> [What is being asked]: Wherever "this" appears in a line, list that line.

--- Start Information supplied ---

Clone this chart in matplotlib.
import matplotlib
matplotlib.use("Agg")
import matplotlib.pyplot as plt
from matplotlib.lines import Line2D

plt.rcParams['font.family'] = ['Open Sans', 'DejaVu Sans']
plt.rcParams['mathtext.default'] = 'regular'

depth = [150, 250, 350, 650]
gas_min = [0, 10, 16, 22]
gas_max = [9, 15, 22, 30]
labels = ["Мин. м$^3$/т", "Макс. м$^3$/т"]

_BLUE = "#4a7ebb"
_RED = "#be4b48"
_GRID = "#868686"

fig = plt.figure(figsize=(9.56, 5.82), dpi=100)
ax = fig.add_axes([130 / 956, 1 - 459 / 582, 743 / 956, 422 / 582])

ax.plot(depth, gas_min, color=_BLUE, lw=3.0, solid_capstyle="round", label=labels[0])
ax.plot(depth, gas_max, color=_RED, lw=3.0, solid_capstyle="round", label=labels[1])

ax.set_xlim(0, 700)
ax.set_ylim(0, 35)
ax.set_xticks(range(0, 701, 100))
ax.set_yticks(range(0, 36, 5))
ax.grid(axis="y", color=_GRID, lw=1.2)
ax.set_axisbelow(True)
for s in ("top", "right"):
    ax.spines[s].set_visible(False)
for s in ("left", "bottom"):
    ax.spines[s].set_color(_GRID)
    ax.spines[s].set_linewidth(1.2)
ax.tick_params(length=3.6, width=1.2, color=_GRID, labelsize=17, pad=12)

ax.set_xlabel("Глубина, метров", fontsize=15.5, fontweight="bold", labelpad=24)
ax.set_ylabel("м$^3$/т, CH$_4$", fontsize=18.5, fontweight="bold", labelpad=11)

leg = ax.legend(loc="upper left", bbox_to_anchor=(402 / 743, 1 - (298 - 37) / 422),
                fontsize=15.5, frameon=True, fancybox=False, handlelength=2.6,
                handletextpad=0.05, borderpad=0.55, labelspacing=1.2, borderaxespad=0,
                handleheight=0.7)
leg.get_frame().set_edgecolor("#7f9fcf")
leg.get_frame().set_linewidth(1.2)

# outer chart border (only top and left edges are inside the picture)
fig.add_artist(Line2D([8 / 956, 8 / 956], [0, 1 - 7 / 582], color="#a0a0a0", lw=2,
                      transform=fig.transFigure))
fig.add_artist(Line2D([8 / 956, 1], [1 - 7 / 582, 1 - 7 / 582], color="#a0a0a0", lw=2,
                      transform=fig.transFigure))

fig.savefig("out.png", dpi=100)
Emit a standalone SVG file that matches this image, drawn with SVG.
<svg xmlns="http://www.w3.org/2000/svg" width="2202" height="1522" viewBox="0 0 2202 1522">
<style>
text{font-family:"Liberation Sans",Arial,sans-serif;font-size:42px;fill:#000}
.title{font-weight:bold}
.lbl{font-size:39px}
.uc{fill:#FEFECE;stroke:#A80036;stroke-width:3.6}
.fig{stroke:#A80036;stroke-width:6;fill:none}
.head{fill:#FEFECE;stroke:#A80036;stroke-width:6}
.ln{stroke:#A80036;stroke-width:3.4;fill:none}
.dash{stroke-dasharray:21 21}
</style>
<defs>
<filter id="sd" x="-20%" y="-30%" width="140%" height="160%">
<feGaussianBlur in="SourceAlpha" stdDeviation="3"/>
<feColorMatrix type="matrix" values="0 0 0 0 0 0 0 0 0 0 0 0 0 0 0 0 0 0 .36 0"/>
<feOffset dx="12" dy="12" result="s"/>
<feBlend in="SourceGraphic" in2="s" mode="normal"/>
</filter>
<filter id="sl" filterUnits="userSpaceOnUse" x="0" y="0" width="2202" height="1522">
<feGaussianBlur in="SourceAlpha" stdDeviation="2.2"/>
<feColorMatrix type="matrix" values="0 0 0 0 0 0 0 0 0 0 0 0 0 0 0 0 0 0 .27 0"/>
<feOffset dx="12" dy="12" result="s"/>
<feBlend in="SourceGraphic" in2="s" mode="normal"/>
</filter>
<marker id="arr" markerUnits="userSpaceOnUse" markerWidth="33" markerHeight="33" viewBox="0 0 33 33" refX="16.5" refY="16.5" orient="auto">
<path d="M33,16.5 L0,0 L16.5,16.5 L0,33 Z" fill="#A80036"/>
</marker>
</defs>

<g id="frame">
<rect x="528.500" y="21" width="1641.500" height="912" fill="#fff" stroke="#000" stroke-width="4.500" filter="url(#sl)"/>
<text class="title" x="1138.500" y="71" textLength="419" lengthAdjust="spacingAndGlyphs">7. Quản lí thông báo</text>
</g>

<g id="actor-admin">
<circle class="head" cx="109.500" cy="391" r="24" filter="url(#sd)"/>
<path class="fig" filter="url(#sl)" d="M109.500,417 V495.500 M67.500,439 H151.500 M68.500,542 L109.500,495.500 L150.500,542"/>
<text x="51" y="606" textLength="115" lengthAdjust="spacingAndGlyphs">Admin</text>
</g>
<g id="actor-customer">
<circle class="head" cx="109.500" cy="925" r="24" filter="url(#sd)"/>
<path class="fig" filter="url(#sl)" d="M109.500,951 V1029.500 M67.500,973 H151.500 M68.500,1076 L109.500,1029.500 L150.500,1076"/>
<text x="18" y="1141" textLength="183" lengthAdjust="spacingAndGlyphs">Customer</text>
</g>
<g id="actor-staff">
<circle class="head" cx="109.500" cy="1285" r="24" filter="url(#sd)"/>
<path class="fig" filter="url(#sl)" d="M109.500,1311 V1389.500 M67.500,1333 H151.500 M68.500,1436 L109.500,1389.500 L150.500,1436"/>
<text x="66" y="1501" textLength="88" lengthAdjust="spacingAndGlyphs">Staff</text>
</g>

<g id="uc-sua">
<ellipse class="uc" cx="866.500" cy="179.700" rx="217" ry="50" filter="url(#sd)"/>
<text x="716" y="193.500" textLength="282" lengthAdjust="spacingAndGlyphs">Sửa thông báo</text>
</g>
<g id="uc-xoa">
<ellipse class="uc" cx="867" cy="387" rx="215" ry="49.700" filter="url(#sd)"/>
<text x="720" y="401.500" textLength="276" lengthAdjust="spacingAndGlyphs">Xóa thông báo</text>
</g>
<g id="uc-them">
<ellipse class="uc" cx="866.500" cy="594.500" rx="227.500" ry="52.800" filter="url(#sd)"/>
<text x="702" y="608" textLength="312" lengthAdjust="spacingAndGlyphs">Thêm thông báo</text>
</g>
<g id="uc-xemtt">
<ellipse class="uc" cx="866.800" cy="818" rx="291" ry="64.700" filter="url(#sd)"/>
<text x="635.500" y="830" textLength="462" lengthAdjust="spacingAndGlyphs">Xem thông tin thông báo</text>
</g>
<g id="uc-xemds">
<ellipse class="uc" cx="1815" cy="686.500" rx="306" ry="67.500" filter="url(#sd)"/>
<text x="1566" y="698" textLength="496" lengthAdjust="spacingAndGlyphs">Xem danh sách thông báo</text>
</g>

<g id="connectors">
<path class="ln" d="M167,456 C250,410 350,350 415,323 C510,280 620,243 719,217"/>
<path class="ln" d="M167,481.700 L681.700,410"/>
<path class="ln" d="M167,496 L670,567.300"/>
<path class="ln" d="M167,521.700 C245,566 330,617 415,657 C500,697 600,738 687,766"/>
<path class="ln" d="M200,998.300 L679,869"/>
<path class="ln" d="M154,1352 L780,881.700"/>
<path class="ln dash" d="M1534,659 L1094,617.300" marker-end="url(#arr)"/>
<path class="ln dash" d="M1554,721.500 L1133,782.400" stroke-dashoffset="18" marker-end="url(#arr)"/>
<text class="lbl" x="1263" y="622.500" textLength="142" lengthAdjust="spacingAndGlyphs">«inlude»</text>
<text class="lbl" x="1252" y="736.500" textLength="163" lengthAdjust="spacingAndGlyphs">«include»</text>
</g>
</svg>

--- End Information supplied ---

> [Written reply]:
Clone this chart in matplotlib.
Emit a standalone SVG file that matches this image, drawn with SVG.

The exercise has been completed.